For the kingdom of heaven is like a landowner who went out early in the morning to hire laborers for his vineyard. After agreeing with the laborers for the usual daily wage, he sent them into his vineyard. When he went out about nine o’clock, he saw others standing idle in the market place, and he said to them, You also go into the vineyard, and I will pay you whatever is right. So they went. When he went out again about noon, and about three o’clock, he did the same. And about five o’clock he went out and found others standing around; and he said to them, Why are you standing here idle all day? They said to him, Because no one has hired us. He said to them, You also go into the vineyard. When evening came, the owner of the vineyard said to his manager, Call the laborers and give them their pay, beginning with the last and then going to the first. When each of those hired about five o’clock came, each of them received the usual daily wage. Now when the first came, they thought they would receive more; but each of them also received the usual daily wage. And when they received it, they grumbled against the landowner, saying, These last worked only one hour, and you have made them equal to us who have borne the burden of the day and the scorching heat. But he replied to one of them, Friend, I am doing you no wrong; did you not agree with me for the usual daily wage? Take what belongs to you and go; I choose to give to this last the same as I give to you. Am I not allowed to do what I choose with what belongs to me? Or are you envious because I am generous? [Matt 20. 1-15]
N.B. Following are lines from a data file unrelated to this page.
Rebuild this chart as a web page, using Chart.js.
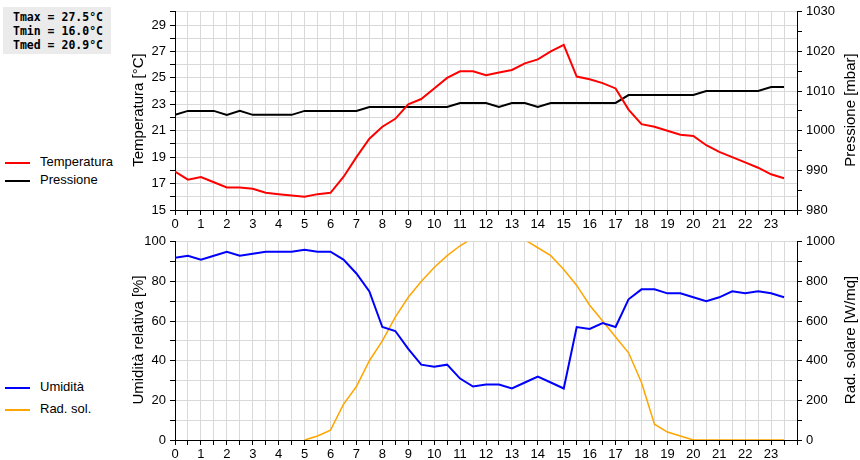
<!DOCTYPE html>
<html><head><meta charset="utf-8">
<script src="https://cdn.jsdelivr.net/npm/chart.js@4"></script>
<style>
body{margin:0;background:#fff;width:860px;height:460px;overflow:hidden;font-family:"Liberation Sans",Arial,sans-serif}
.c{position:absolute;left:0;width:860px;height:230px}
#box{position:absolute;left:3px;top:7px;width:108px;height:47px;background:#ebebeb;font:bold 11.5px "DejaVu Sans Mono",monospace;line-height:14px;padding:3px 0 0 10px;box-sizing:border-box;color:#000}
.lg{position:absolute;left:5px;font-size:13px;color:#000}
.lg span{display:inline-block;width:25px;height:2px;vertical-align:middle;margin-right:10px}
.t{position:absolute;width:240px;text-align:center;font-size:15px;color:#000;transform:translate(-50%,-50%) rotate(-90deg);white-space:nowrap;z-index:2}
</style></head><body>
<div id="box">Tmax = 27.5°C<br>Tmin = 16.0°C<br>Tmed = 20.9°C</div>
<div class="lg" style="top:154px"><span style="background:#f00"></span>Temperatura</div>
<div class="lg" style="top:172px"><span style="background:#000"></span>Pressione</div>
<div class="lg" style="top:379px"><span style="background:#00f"></span>Umidità</div>
<div class="lg" style="top:401px"><span style="background:#ffa500"></span>Rad. sol.</div>
<div class="c" style="top:0"><canvas id="c1"></canvas></div>
<div class="c" style="top:230px"><canvas id="c2"></canvas></div>
<div class="t" style="left:137px;top:110px">Temperatura [°C]</div>
<div class="t" style="left:849px;top:110px">Pressione [mbar]</div>
<div class="t" style="left:137px;top:340px">Umidità relativa [%]</div>
<div class="t" style="left:849px;top:340px">Rad. solare [W/mq]</div>
<script>
const hours=[0,0.5,1,1.5,2,2.5,3,3.5,4,4.5,5,5.5,6,6.5,7,7.5,8,8.5,9,9.5,10,10.5,11,11.5,12,12.5,13,13.5,14,14.5,15,15.5,16,16.5,17,17.5,18,18.5,19,19.5,20,20.5,21,21.5,22,22.5,23,23.5];
const temperatura=[17.9,17.3,17.5,17.1,16.7,16.7,16.6,16.3,16.2,16.1,16.0,16.2,16.3,17.5,19.0,20.4,21.3,21.9,23.0,23.4,24.2,25.0,25.5,25.5,25.2,25.4,25.6,26.1,26.4,27.0,27.5,25.1,24.9,24.6,24.2,22.6,21.5,21.3,21.0,20.7,20.6,19.9,19.4,19.0,18.6,18.2,17.7,17.4];
const pressione=[1004,1005,1005,1005,1004,1005,1004,1004,1004,1004,1005,1005,1005,1005,1005,1006,1006,1006,1006,1006,1006,1006,1007,1007,1007,1006,1007,1007,1006,1007,1007,1007,1007,1007,1007,1009,1009,1009,1009,1009,1009,1010,1010,1010,1010,1010,1011,1011];
const umidita=[92,93,91,93,95,93,94,95,95,95,96,95,95,91,84,75,57,55,46,38,37,38,31,27,28,28,26,29,32,29,26,57,56,59,57,71,76,76,74,74,72,70,72,75,74,75,74,72];
const radiazione=[null,null,null,null,null,null,null,null,null,null,0,20,50,180,270,400,500,620,720,800,870,930,980,1020,1050,1060,1040,1010,970,930,860,780,680,600,520,440,290,80,40,20,0,0,0,0,0,0,0,0];
const pts=a=>hours.map((h,i)=>({x:h,y:a[i]}));
const F={family:"Liberation Sans",size:13};
const grid='#d9d9d9';
function xAxis(){return {type:'linear',min:0,max:24,border:{color:'#000'},
 ticks:{stepSize:0.5,autoSkip:false,maxRotation:0,color:'#000',font:F,padding:2,callback:v=>(Number.isInteger(v)&&v<24)?String(v):''},
 grid:{color:grid,tickColor:'#000',tickLength:5,drawTicks:true},afterFit:s=>{s.height=20;}};}
function yAxis(pos,min,max,step,lab,drawGrid){return {position:pos,min,max,border:{color:'#000'},
 ticks:{stepSize:step,autoSkip:false,color:'#000',font:F,padding:4,callback:lab},
 grid:{display:true,drawOnChartArea:drawGrid,color:grid,tickColor:'#000',tickLength:5},
 afterFit:s=>{s.width=pos==='left'?175:63;}};}
const common={responsive:true,maintainAspectRatio:false,animation:false,layout:{padding:{top:10}},
 plugins:{legend:{display:false},tooltip:{enabled:false}},elements:{point:{radius:0},line:{tension:0}}};
new Chart(document.getElementById('c1'),{type:'line',data:{datasets:[
 {data:pts(temperatura),borderColor:'#f00',borderWidth:2,yAxisID:'y'},
 {data:pts(pressione),borderColor:'#000',borderWidth:2,yAxisID:'y2'}]},
 options:{...common,scales:{x:xAxis(),
 y:yAxis('left',15,30,1,v=>(v%2===1&&v<30)?String(v):'',true),
 y2:yAxis('right',980,1030,5,v=>v%10===0?String(v):'',false)}}});
new Chart(document.getElementById('c2'),{type:'line',data:{datasets:[
 {data:pts(umidita),borderColor:'#00f',borderWidth:2,yAxisID:'y'},
 {data:pts(radiazione),borderColor:'#ffa500',borderWidth:1.5,yAxisID:'y2'}]},
 options:{...common,scales:{x:xAxis(),
 y:yAxis('left',0,100,10,v=>v%20===0?String(v):'',true),
 y2:yAxis('right',0,1000,100,v=>v%200===0?String(v):'',false)}}});
</script></body></html>
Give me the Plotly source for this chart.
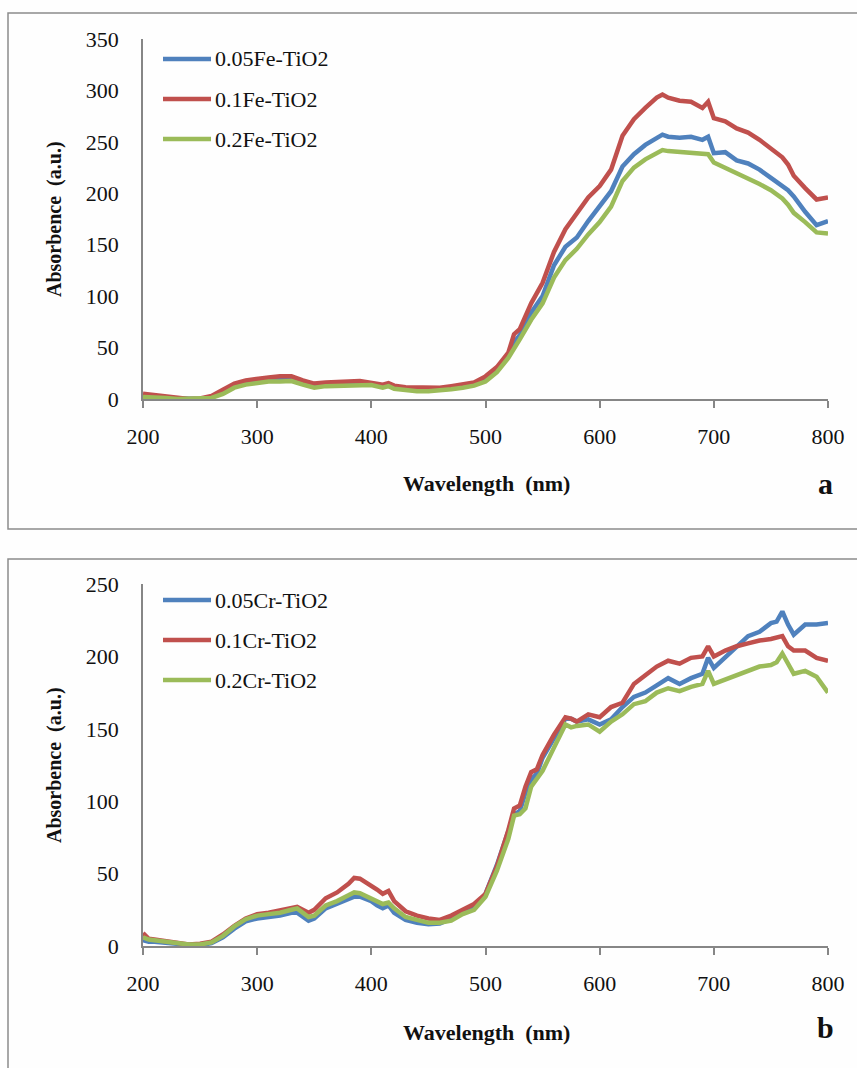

[16So the last will be first, and the first will be last.]

We need to stop now. Time’s up. It’s getting dark, and it’s time to head back home and fix dinner. We haven’t yet really figured out what these three parables mean, have we? But that’s partly the point. Their meaning was always provocatively obscure. We have to work on their meaning over time, discussing them with one another. They were questions, not answers. The answers lie within ourselves, and within our common search. We’ll need more time for that than we have today. Shalom.